Courses Taught

EDEL 435 - Inquiry into Social Studies Teaching and Learningbook2

EDEL 650 - Curriculum Foundations and Inquiry

EDEL 525 - Trends and Issues in Classroom Practice

EDEL 561 - Process of Curriculum Development

Academic Background 

I received my Ph.D. in Curriculum Studies from the University of British Columbia in 1995. My dissertation was entitled “Emerging Teacher Identity: A study in learning to teach through the experiences of a secondary social studies methods course.”

I completed a Master of Arts in Curriculum from the University of Calgary in 1983. My thesis was entitled “Preparing Materials for Teaching Native Children.” I also have a Bachelor of Arts and a Bachelor of Education form the University of Western Ontario.

Teaching Philosophy

I was first involved with undergraduate teaching as a sessional instructor at the University of Calgary in 1986, where I taught until 1993. I attended the University of British Columbia full time from 1993 - 1995 to complete my doctoral studies. Prior to my post secondary teaching, I had 10 years of teaching experience at both the elementary and junior levels in schools in Alberta and Ontario. 

Over my many years of teaching I have developed a philosophy of teaching and learning that has become central to all of my work as an educator. This philosophy is grounded in a social constructivist view of my students as learners and meaning makers. There are four cornerstones to my philosophy which I have come to believe are essential to facilitating the transition from student to teacher.

The first cornerstone is a belief that direct, school and classroom based experience is a critical element of learning to teach. I began teaching my methods courses through school based partnerships in 1987 and have tried to continue that trend whenever feasible. 

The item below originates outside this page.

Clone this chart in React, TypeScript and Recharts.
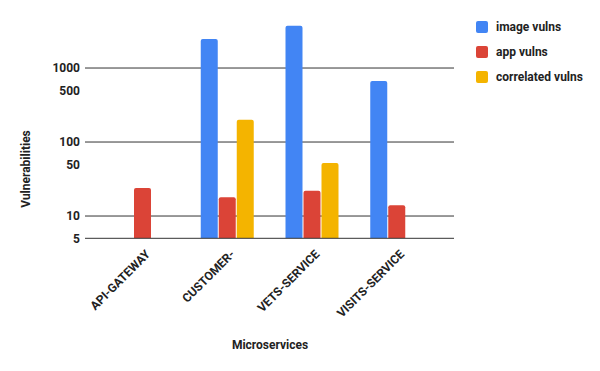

The second cornerstone of my philosophy is a belief that thoughtful and meaningful learning can only occur through personal reflection. During the school-based partnership experiences I have required some form of reflective exercise in which my students are required to think about and articulate what they are learning about teaching social studies based on those experiences and to relate that learning to what is being discussed in class on campus. These reflections have proven over and over to be very powerful and insightful experiences for  both myself and my students.

A third cornerstone of my philosophy is that learning is collaborative and therefore is best done with others. Over the years I have seen immense growth in my students as they come to understand the value of working as a team. I encourage group work and co-operative learning as much as possible.

The final cornerstone of my philosophy of teaching and learning is that active involvement is essential to learning. My students are encouraged to take an active role in their search for understanding about what it means to teach social studies including participation in large group discussions, small group inquiry, and peer instruction and critique.